* Start Stored data *

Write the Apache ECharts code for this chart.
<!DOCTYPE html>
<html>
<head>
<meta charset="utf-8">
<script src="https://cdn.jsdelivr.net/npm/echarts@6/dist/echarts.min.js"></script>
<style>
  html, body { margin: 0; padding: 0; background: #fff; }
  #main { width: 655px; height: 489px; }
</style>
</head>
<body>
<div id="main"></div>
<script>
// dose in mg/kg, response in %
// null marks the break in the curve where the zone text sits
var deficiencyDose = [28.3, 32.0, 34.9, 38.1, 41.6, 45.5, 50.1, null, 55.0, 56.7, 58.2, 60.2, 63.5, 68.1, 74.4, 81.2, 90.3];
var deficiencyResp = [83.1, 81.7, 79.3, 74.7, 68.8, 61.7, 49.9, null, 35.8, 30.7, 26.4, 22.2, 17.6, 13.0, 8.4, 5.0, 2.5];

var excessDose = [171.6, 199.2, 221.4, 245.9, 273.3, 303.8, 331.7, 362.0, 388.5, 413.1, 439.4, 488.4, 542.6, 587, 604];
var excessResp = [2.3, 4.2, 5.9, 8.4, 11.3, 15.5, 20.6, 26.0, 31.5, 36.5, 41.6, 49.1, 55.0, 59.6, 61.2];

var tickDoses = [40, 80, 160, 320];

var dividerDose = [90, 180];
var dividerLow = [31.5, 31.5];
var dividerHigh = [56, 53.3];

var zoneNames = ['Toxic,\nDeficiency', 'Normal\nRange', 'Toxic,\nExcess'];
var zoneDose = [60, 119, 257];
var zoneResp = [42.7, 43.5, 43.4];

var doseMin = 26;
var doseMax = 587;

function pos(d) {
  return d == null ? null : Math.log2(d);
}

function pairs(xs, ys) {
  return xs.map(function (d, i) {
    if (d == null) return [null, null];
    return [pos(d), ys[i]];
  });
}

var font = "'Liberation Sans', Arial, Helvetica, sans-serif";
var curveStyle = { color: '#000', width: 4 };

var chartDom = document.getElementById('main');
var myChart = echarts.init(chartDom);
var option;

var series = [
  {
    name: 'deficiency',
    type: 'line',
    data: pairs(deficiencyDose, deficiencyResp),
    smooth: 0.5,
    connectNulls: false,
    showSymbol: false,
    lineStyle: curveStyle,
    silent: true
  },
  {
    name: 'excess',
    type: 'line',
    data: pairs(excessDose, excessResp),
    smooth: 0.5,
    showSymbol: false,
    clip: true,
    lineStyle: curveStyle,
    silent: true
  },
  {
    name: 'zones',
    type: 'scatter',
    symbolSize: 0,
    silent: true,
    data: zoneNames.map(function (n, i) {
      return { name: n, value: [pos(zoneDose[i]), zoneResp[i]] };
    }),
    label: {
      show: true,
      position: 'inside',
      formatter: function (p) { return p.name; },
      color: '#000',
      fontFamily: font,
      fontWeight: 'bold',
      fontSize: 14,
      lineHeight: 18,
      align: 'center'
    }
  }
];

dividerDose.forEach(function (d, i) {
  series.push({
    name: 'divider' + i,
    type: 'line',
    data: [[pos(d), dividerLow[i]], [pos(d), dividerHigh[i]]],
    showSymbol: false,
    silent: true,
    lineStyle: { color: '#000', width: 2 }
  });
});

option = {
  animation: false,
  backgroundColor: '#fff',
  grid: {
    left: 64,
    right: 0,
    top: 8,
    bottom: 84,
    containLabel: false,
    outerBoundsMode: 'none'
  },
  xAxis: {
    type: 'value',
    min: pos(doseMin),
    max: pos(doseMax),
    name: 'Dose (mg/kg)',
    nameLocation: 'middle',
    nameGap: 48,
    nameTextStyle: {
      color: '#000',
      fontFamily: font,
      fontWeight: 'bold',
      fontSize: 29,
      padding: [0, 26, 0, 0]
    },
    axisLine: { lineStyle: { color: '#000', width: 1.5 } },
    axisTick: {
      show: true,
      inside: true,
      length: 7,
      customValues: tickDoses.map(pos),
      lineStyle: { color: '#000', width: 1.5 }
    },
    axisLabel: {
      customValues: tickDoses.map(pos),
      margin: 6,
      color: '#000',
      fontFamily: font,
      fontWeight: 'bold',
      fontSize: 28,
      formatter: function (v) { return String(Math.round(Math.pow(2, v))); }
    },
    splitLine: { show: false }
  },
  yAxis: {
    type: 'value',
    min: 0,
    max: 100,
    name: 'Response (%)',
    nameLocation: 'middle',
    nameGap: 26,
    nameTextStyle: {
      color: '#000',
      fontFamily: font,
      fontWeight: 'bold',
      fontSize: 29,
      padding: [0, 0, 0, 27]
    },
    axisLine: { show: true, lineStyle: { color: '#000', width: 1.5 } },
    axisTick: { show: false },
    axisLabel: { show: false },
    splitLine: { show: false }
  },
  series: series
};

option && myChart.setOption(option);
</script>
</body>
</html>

* End Stored data *
* Start Stored data *

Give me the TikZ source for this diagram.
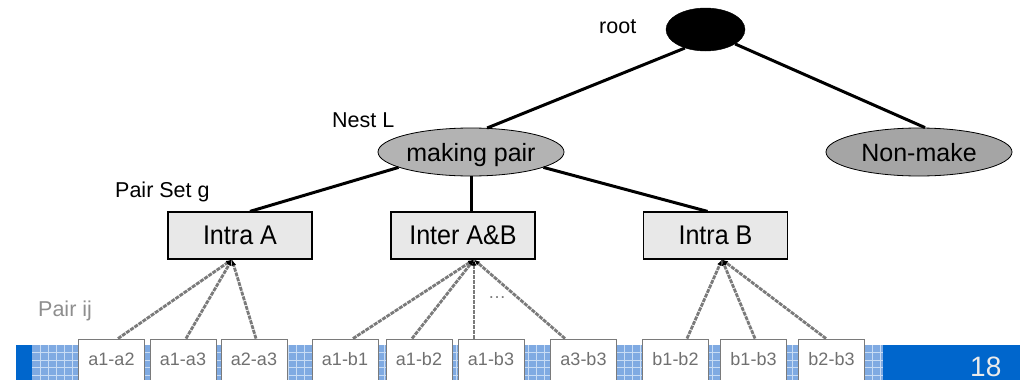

* End Stored data *

[What the task requires]: Show every line from the entries above in which "this" appears.

[Solved exercise]:
Write the Apache ECharts code for this chart.
Give me the TikZ source for this diagram.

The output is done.